The Polish military saw some minor victories, but ultimately, they were pushed back from their own borders towards Warsaw and Lwów.
Thanks to their destroying Polish communications, coupled with the approximately 98 airman who retreated to the then-neutral Romania, the Luftwaffe easily opposed the Polish Air Force.
- September 9: Warsaw is attacked
- September 9-19: The Battle of Bzura takes place, the largest battle during the campaign.
- September 10: Commander-in-Chief Marshal Edward Rydz-Śmigły orders a general retreat to the southeast. The Germans are “penetrating deeply into Eastern Poland”
- September 13: Warsaw is under siege. Also, German armies reach Lwów.
- September 17: The Soviet Union joins forces with Germany – attacking from the east
- September 24: Warsaw is bombed by 1,150 German aircraft
The Soviet joined the battle at over 800,000 strong, breaking, of course, the Soviet-Polish Non-Aggression Pact. It was at the time that the Soviets attacked that Poland realized their defeat.
“The campaign against Poland was conducted with a cruelty previously unknown in modern European warfare.

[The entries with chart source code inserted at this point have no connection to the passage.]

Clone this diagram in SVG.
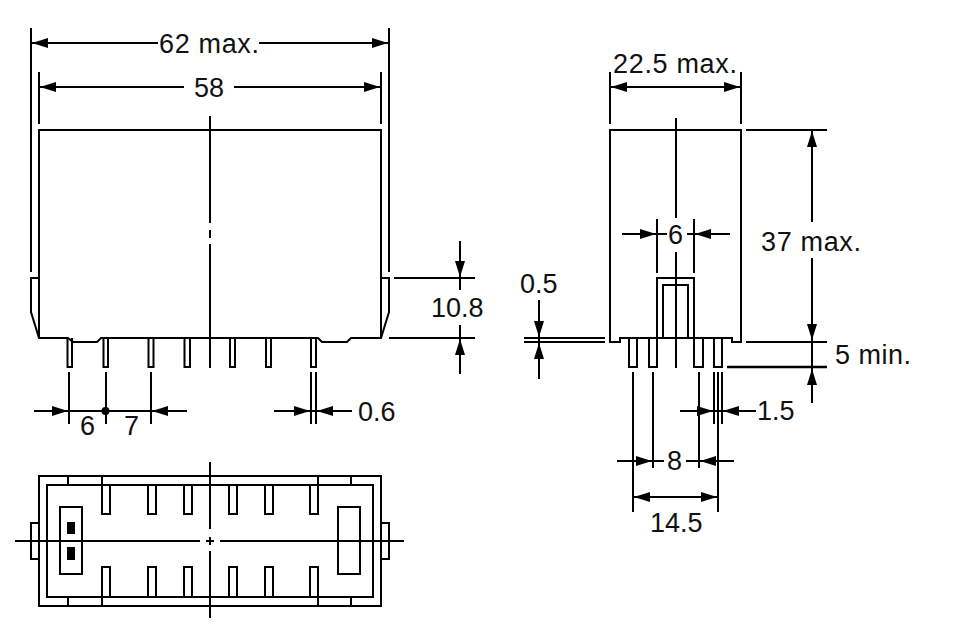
<svg xmlns="http://www.w3.org/2000/svg" width="959" height="634" viewBox="0 0 959 634">
<style>
.l{fill:none;stroke:#000;stroke-width:2}
.t{font-family:"Liberation Sans",Arial,sans-serif;font-size:27px;fill:#111}
.k{fill:none;stroke:#000;stroke-width:2;marker-end:url(#a)}
</style>
<defs>
<marker id="a" markerUnits="userSpaceOnUse" markerWidth="17" markerHeight="12" refX="16" refY="6" orient="auto"><path d="M0 1L16 6L0 11Z" fill="#000"/></marker>
</defs>
<rect width="959" height="634" fill="#fff"/>
<g id="front-view" class="l">
<path d="M39 338V130H381V338"/>
<path d="M39 278H31V312L39 338H68L73 342H97L101 338H318L322 342H347L351 338H381L389 312V278H381"/>
<path d="M210 116V223M210 230V238M210 244V368"/>
<path d="M67.500 338V367H72V338M103.500 338V367H108V338M148.500 338V367H153.500V338M184.500 338V367H190V338M230 338V367H235V338M266 338V367H271V338M311 338V367H316V338"/>
</g>
<g id="bottom-view" class="l">
<rect x="39" y="476" width="342" height="130"/>
<rect x="47" y="485" width="326" height="112"/>
<path d="M68 476V485M102 476V485M318 476V485M351 476V485M68 597V606M102 597V606M318 597V606M351 597V606"/>
<path d="M102 485V514H110V485M148 485V514H156V485M184 485V514H192V485M229 485V514H237V485M265 485V514H273V485M310 485V514H318V485"/>
<path d="M102 597V567H110V597M148 597V567H156V597M184 597V567H192V597M229 597V567H237V597M265 597V567H273V597M310 597V567H318V597"/>
<rect x="60" y="507" width="22" height="67"/>
<rect x="338" y="507" width="22" height="67"/>
<path d="M39 523H31V559H39M381 523H389V559H381"/>
<path d="M15 541H200M206 541H214M220 541H404M210 462V529M210 537V545M210 551V618"/>
<rect x="67" y="522" width="8" height="12" fill="#000" stroke="none"/>
<rect x="67" y="547" width="8" height="13" fill="#000" stroke="none"/>
</g>
<g id="side-view" class="l">
<path d="M610 130H741V342H732V338H620V342H610Z"/>
<path d="M676 118V218M676 252V368"/>
<path d="M657 338V278H694V338M663 338V285H688V338"/>
<path d="M629 338V367H637V338M649 338V367H657V338M694 338V367H703V338M714 338V367H722V338"/>
</g>
<g id="connectors">
<path class="l" d="M31 28V272M389 28V272M39 72V124M381 72V124M31 43H158M259 43H389M39 87H184M234 87H381"/>
<path class="k" d="M48 43H32"/><path class="k" d="M372 43H388"/><path class="k" d="M56 87H40"/><path class="k" d="M364 87H380"/>
<path class="l" d="M69 372V424M106 372V424M151 372V424M34 411H187"/>
<path class="k" d="M52 411H68"/><path class="k" d="M168 411H152"/>
<circle cx="105.500" cy="411" r="4" fill="#000"/>
<path class="l" d="M311 372V424M316 372V424M274 411H352"/>
<path class="k" d="M294 411H310"/><path class="k" d="M333 411H317"/>
<path class="l" d="M394 278H475M389 338H475M460 241V290M460 325V374"/>
<path class="k" d="M460 261V277"/><path class="k" d="M460 355V339"/>
<path class="l" d="M610 72V124M741 72V124M610 87H741"/>
<path class="k" d="M627 87H611"/><path class="k" d="M724 87H740"/>
<path class="l" d="M746 130H827M746 342H827M812 130V222M812 258V403"/>
<path d="M727 367H827" fill="none" stroke="#000" stroke-width="2.600"/>
<path class="k" d="M812 148V131"/><path class="k" d="M812 324V340"/><path class="k" d="M812 385V369"/>
<path class="l" d="M657 219V273M694 219V273M622 234H667M687 234H730"/>
<path class="k" d="M640 234H656"/><path class="k" d="M711 234H695"/>
<path class="l" d="M524 338H605M524 342H605M539 300V379"/>
<path class="k" d="M539 321V337"/><path class="k" d="M539 359V343"/>
<path class="l" d="M633 372V512M653 372V468M699 372V468M714 372V424M718 372V512M722 372V424"/>
<path class="l" d="M680 411H756M617 461H664M686 461H734M633 497H718"/>
<path class="k" d="M697 411H713"/><path class="k" d="M739 411H723"/>
<path class="k" d="M636 461H652"/><path class="k" d="M716 461H700"/>
<path class="k" d="M650 497H634"/><path class="k" d="M701 497H717"/>
</g>
<g id="labels" class="t">
<text x="159" y="53" textLength="100">62 max.</text>
<text x="194" y="97">58</text>
<text x="80" y="435">6</text>
<text x="124" y="435">7</text>
<text x="358" y="421">0.6</text>
<text x="431" y="317">10.8</text>
<text x="520" y="293">0.5</text>
<text x="613" y="73" textLength="124">22.5 max.</text>
<text x="668" y="244">6</text>
<text x="761" y="251" textLength="100">37 max.</text>
<text x="835" y="364" textLength="76">5 min.</text>
<text x="757" y="420">1.5</text>
<text x="667" y="470">8</text>
<text x="650" y="532">14.5</text>
</g>
</svg>
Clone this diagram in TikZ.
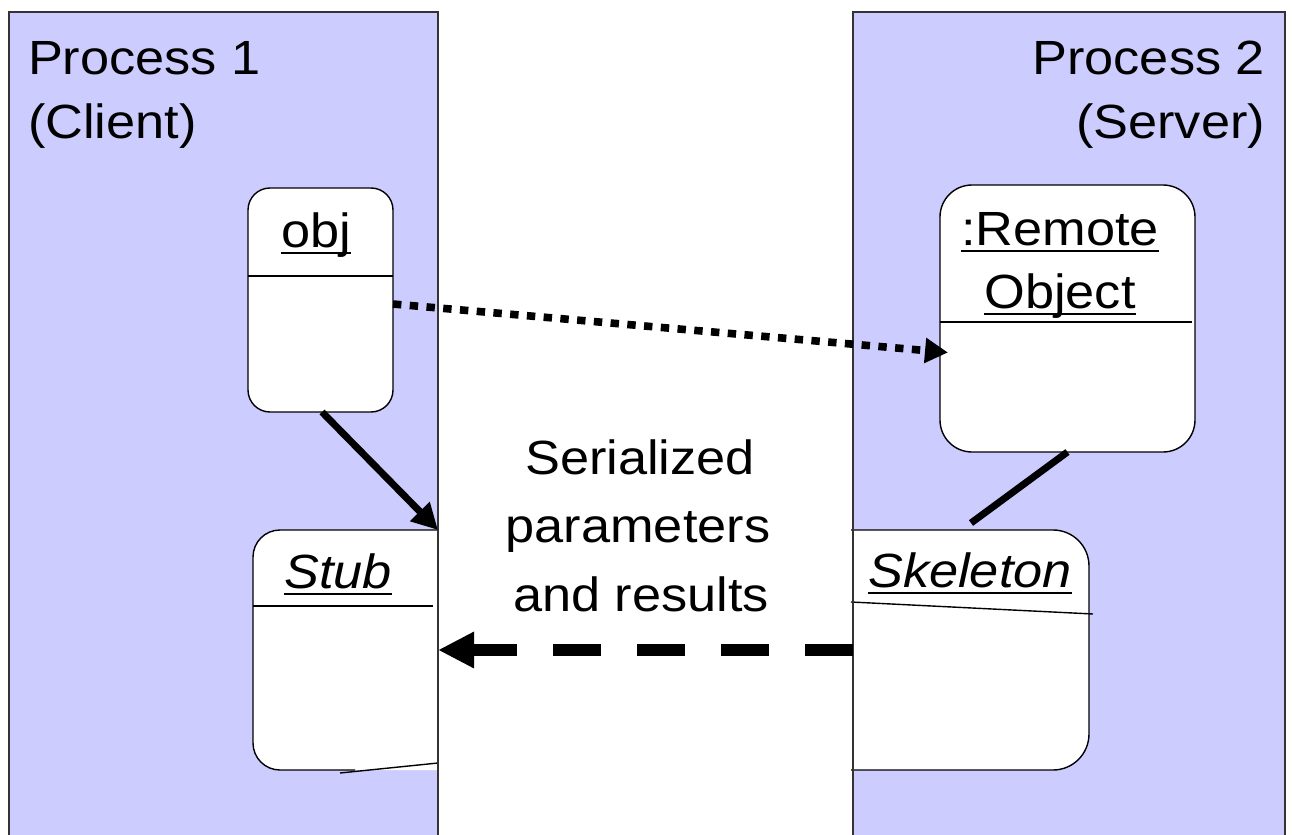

Polish civilians and prisoners of war were systematically shot by German and Soviet forces. Although the Nazi SS and Einsatzgruppen and the Soviet NKVD committed the worst crimes, regular army and air forces of both totalitarian states were full and willing participants in the slaughter. The German use of Einsatzgruppen or special action units in Poland was a test run. The death and destruction carried out deliberately by the Wehrmacht and the police during the period of military control of the country between September 1 and October 25, 1939 was merciless and systematic” (Source).
From September 17-20, Poland fought the 2nd largest battle, the Battle of Tomaszów Lubelski at Kraków and Lublin. On September 22, Lwów fell to the Soviets, having suffered from German attack just days prior. Warsaw held out until the 28th, falling on the 29th to the Germans.
On October 6th, General Franciszek Kleebergy surrendered near Lublin.
531 towns and villages were burned. “714 executions took place with over 16,000 civilian victims, most of them Christian Poles” (Source).